# INSTRUCTION:
Scan the data below and report how many lines include the word "chart". Nothing else is wanted.
===== GIVEN MATERIAL
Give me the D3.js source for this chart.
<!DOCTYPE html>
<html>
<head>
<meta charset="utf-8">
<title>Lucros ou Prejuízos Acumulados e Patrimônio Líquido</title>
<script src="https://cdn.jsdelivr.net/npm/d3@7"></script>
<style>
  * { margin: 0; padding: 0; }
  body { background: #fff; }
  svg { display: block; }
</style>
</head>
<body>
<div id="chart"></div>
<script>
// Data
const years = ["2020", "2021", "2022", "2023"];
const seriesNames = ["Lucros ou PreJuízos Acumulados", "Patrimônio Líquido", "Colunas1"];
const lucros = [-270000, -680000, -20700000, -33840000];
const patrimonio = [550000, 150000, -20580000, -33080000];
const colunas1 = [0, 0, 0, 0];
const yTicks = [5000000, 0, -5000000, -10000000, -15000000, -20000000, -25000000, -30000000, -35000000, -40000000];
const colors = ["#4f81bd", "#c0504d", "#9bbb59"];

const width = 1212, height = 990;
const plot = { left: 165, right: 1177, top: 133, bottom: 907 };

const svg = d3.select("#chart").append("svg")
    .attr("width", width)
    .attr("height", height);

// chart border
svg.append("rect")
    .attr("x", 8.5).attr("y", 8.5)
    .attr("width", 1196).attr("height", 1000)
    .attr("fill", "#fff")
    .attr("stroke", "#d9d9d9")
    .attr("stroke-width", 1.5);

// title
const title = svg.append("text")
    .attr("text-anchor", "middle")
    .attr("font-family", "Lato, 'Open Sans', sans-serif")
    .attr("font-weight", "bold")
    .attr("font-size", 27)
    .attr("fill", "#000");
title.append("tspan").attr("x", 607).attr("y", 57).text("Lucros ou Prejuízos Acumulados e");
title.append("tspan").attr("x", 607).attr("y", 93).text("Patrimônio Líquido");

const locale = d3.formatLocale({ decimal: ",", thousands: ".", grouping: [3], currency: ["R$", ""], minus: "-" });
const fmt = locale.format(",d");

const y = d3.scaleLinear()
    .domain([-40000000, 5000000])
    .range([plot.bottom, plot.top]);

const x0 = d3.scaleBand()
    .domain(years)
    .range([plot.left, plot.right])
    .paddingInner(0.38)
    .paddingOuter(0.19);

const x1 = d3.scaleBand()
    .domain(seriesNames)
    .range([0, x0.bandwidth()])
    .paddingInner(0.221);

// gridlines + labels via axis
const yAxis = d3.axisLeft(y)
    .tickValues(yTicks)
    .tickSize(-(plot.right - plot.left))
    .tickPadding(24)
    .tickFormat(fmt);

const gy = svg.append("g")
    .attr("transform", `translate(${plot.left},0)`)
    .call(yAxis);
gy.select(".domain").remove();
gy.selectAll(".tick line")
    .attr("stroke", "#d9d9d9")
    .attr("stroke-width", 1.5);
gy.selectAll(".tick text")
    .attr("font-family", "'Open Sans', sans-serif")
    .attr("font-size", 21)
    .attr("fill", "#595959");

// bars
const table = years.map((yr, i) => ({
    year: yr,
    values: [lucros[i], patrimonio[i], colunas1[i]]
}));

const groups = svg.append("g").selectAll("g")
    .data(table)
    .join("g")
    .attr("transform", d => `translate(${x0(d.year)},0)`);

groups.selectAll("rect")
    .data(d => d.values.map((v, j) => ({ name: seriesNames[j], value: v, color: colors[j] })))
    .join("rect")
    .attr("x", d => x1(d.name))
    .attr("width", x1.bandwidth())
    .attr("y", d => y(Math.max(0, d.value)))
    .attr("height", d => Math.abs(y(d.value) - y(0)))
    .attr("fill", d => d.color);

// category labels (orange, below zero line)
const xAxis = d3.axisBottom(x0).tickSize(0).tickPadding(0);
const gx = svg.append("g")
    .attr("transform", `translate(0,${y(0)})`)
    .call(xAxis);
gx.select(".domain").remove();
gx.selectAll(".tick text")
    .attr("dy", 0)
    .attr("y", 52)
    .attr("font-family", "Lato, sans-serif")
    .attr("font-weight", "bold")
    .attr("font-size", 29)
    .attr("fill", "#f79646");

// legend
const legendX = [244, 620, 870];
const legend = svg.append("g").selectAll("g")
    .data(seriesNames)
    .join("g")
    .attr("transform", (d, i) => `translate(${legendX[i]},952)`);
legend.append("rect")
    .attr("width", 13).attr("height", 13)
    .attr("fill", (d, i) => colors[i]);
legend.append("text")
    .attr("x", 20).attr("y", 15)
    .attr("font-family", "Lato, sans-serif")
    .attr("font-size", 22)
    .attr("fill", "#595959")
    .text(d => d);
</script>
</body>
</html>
==========
# FINISHED ANSWER:
4